Груз ответственности лежал на плечах, и Михаил почти физически ощущал его, он старался даже не думать о том, что будет если не удастся обнаружить воду. Солнце к этому времени стояло уже в зените и заметно припекало спины. Жажда усиливалась. Вспомнилось про индейский способ борьбы с жаждой, Михаил подобрал маленький круглый камень и сунул его в рот. Способ действительно оказался действенным – хоть немного, но пить хотелось меньше.

– Интересно, уже настало время пить мочу? – спросил Соловьев.

– Блин… Соловьев… ты бредишь что ли? Ты полдня только без воды

– Можешь моей попить, мне для друга не жалко – тут же отозвался Мещеряков.

Соловьев хохотнул, но от такого «щедрого» предложения отказался. Отряд продолжил свой путь

По пути наткнулись на лужу, воды в ней было немного. Многочисленные следы копытных окаймляли лужицу со всех сторон. Вода была мутной и с неприятным запахом, однако желающие утолить мучавшую жажду все же нашлись. Соболев, хоть и сам испытывал нестерпимое желание пить, приказал не прикасаться к воде. Для полного счастья не хватало еще подцепить желудочное расстройство, дизентерию или какое-нибудь другое не менее опасное заболевание. Клочко, не обращая внимания на командира, все же припал к луже и, отгоняя руками «жабью икру», делал большие глотки. «Да и хер с ним» – мысленно махнул на него рукой Михаил. Примерно через час выпитое дало о себе знать, и Клочко вприпрыжку побежал до ближайших кустов. Дальше стало еще хуже, в итоге отряд останавливался через каждые пятьсот метров – приходилось ждать исходившего поносом сослуживца.

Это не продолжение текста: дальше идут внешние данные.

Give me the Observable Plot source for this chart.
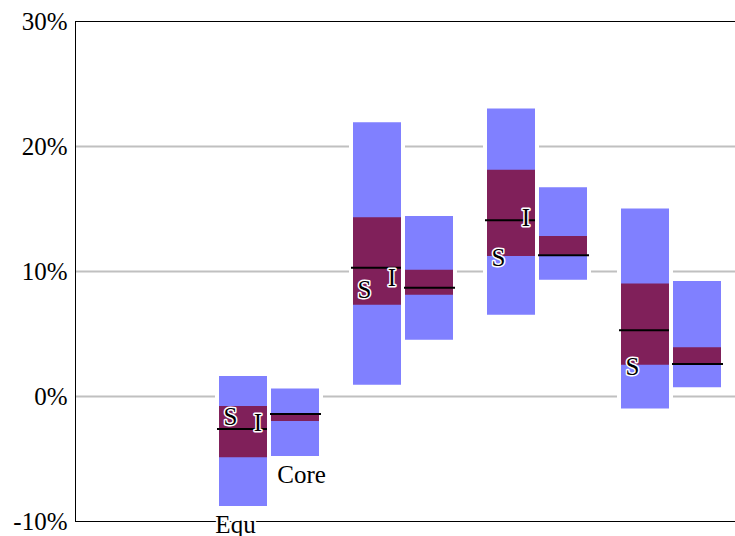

– Российские солдаты не должны болеть поносами – назидательно говорил Мещеряков каждый раз, когда Клочко отлучался по нужде, – и пить всякую дрянь, особенно ту, что не горит.

Опасность заключалось в том, что и без того обезвоженный организм солдата обильно избавлялся от жидкости, что грозило вполне вероятной смертью от элементарного обезвоживания. Клочко мог в буквальном смысле «известись на говно».

Вопреки довольно медленному темпу передвижения ко второй половине дня группа вышла к месту вчерашнего происшествия, тут непрерывная голая степь кончалась, попадались стайки березок, отдельные деревца – начиналась полоса лесостепи. К северу от них начинался лесной массив, который буквально через несколько десятков километров вливался в уже сибирскую тайгу. Дойдя до ближайшего перелеска и долгожданной тени, Михаил скомандовал привал. Парни с удовольствием развалились под деревьями в приятной долгожданной прохладе. Дневной переход под палящим солнцем изгонял из организма драгоценную влагу, это было видно даже на глаз: пересохшие губы и форма в белых от пота разводах, пот выступал даже через кожаные берцы. Егоров, не теряя времени, тут же попытался раздобыть березового сока. Сделал ножом несколько разрезов на ближайших березах, но соки, текущие в дереве в середине весны, к началу июня прекратили уже свой ток, и затея оказалась безрезультатна. Соболев вспоминал все известные ему способы добычи воды в естественных условиях, на ум приходило только собирание росы, но для этого нужно провести много времени на одном месте и в утренние часы, и к тому же собранной влаги явно не хватит.